# Hemming snow pants: even possible?



## zakk (Apr 21, 2008)

the wife tried on her pants and as usual, they are way to long for her 4'9" self. 

I know about the stitching and waterproofing of gear, but is it possible to hem these damn things? I'm tried of buying her new pants every season after the back of her cuffs have worn out! :laugh:


----------



## legallyillegal (Oct 6, 2008)

Yes.
10char


----------



## Guest (Nov 5, 2008)

i mean, how much functionality are you really going to ruin by hemming the cuffs of her pants? sounds to me like you'd be creating more, rather than causing less. you'll probably loose the boot gator though.

have you ever tried her in kids pants? i'd have her try on a kids Large or XL & see how they fit.


----------



## Guest (Nov 5, 2008)

how did her pants suddenly get to long for her? ....did she shrink?


if you get real desperate she can always jump into my pants  bom chika wawa.

just kidding...couldnt resist


----------



## BiggerThanYours (Dec 3, 2007)

Take them to a professional tailor. Hemming them should only cost 10 bucks or so.


----------



## mag⋅net⋅ism (Oct 26, 2008)

I'm also a shorty, and totally shredded the cuffs of my pants 'cause they were too long. I got 'em fixed! It may sound like a stretch, but I took them to this shop (on south Main St in Vancouver) that does "outdoors fabrics" -- you know, like tents and awnings and stuff. Anyway, they had this ballistic nylon, perfect complement to gortex, super strong and waterproof and whatnot AND they taped the seams! $30! I'm sure there's a comparable shop in your 'hood.


----------



## zakk (Apr 21, 2008)

mag⋅net⋅ism;77447 said:


> I'm also a shorty, and totally shredded the cuffs of my pants 'cause they were too long. I got 'em fixed! It may sound like a stretch, but I took them to this shop (on south Main St in Vancouver) that does "outdoors fabrics" -- you know, like tents and awnings and stuff.
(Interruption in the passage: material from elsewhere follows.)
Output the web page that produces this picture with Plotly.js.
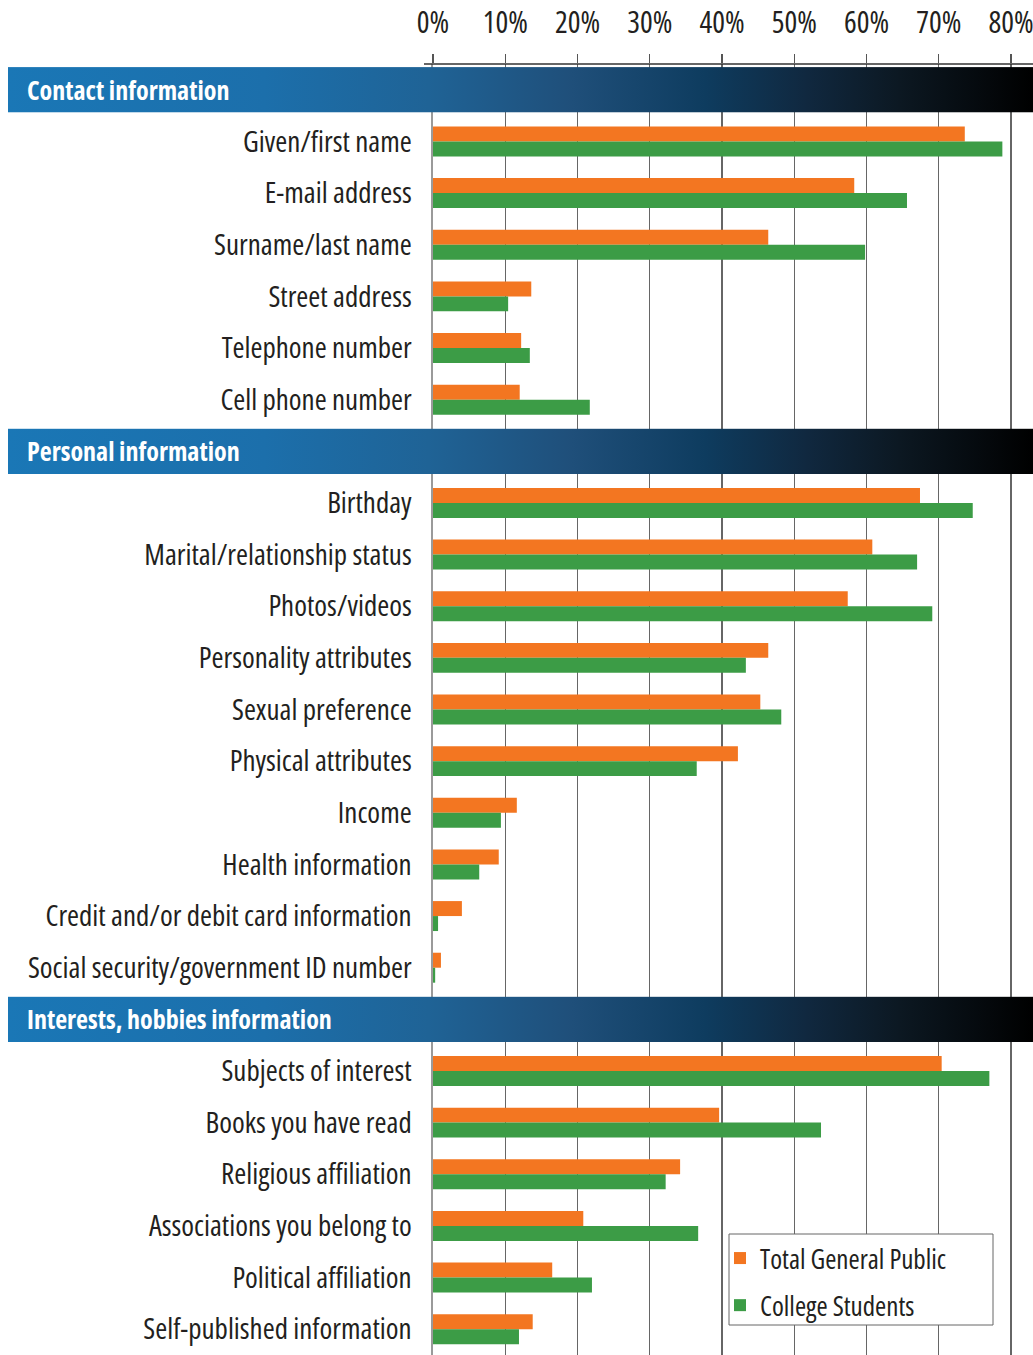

Anyway, they had this ballistic nylon, perfect complement to gortex, super strong and waterproof and whatnot AND they taped the seams! $30! I'm sure there's a comparable shop in your 'hood.


perfect. thanks for the info on what to look for. 

also:

1) yes she shrunk

and 

B) she's already in my pants, so if you want in, climb up my leg and have a ball.


----------